A major advance in the development of CReM-dock was the incorporation of several open-source tools for ligand protonation, thereby rendering the entire design pipeline fully open-source. Specifically, we integrated and evaluated the MolGpKa45 and Uni-pKa44 models, comparing their predicted protonation states at pH 7.4 against those generated by the Chemaxon cxcalc utility. This comparison was conducted using molecular structures from the ChEMBL database, restricted to compounds with molecular weights below 500 Da. The concordance between Chemaxon predictions and those of MolGpKa, Uni-pKa, and OpenBabel was 78%, 82%, and 70%, respectively. Based on these results, the Uni-pKa protonation tool was selected for all subsequent experiments in this study.
Additionally, we implemented an augmentation involving the fraction of sp3 carbon atoms within Bemis–Murcko scaffolds (Csp3BM). The Csp3BM values, which range from 0 to 0.3, were linearly scaled to a range of 0 to 1, while values above 0.3 were capped at 1. The scaled Csp3BM values were squared to increase the selection pressure associated with this parameter and subsequently multiplied by the previously normalized docking score. The threshold of 0.3 was chosen based on recommendations from the authors of the initial CACHE challenge,47 in which our participation resulted in one of top-ranking positions.48 Other objective functions were also considered, such as those based on docking efficiency (calculated as the docking score divided by the number of heavy atoms); however, these were not utilized in the studies presented herein.
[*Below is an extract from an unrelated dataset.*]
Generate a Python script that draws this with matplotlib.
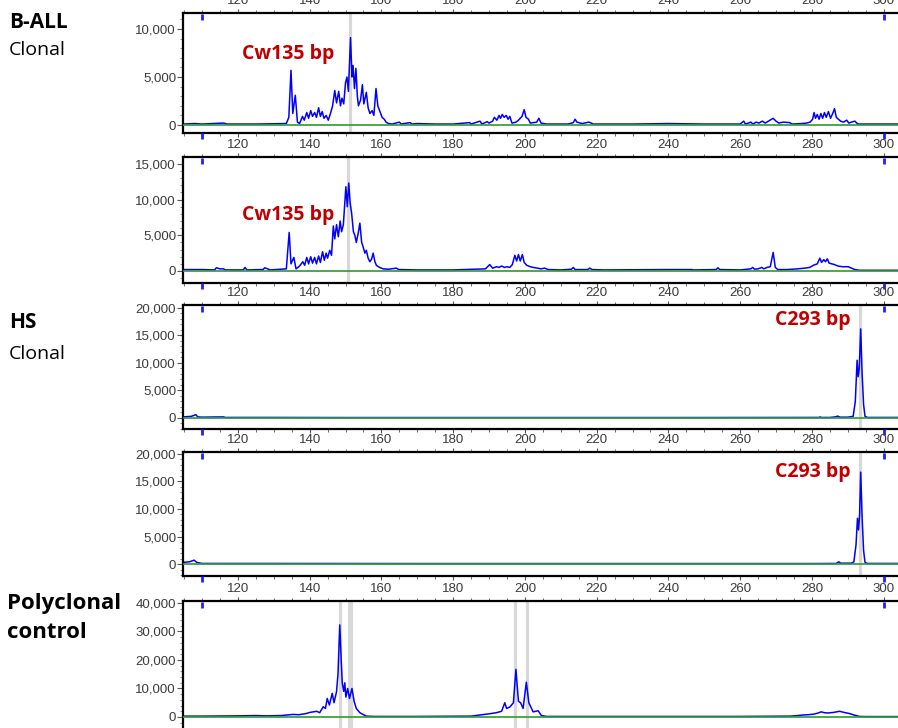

Additional selection protocols were also implemented, but they were not used in the present study because they did not provide a clear advantage. One such approach is based on Pareto ranking with respect to docking and SA scores; however, in test runs this strategy led to a substantial decrease in docking scores while it did not improve SA scores sufficiently to outperform other selection strategies. Another approach clusters structures according to their scaffolds, rather than whole structures. Although this was expected to increase scaffold diversity in the output set, only a minor effect was observed experimentally.
Users have the option to specify additional criteria prior to the actual selection process. One such criterion is the root-mean-square deviation (RMSD) threshold, which serves to maintain the pose of a parent structure in its derivative structures. If the docking poses of the generated compounds differ from their parent molecule by more than the established RMSD threshold, those compounds will be excluded from consideration. The RMSD value is computed based on the heavy atoms of the maximum common substructure between the parent and successor molecules. This approach is particularly advantageous in fragment expansion studies, where the conformation of the initial fragment is determined experimentally, and it is anticipated that the successor structures will retain this conformation.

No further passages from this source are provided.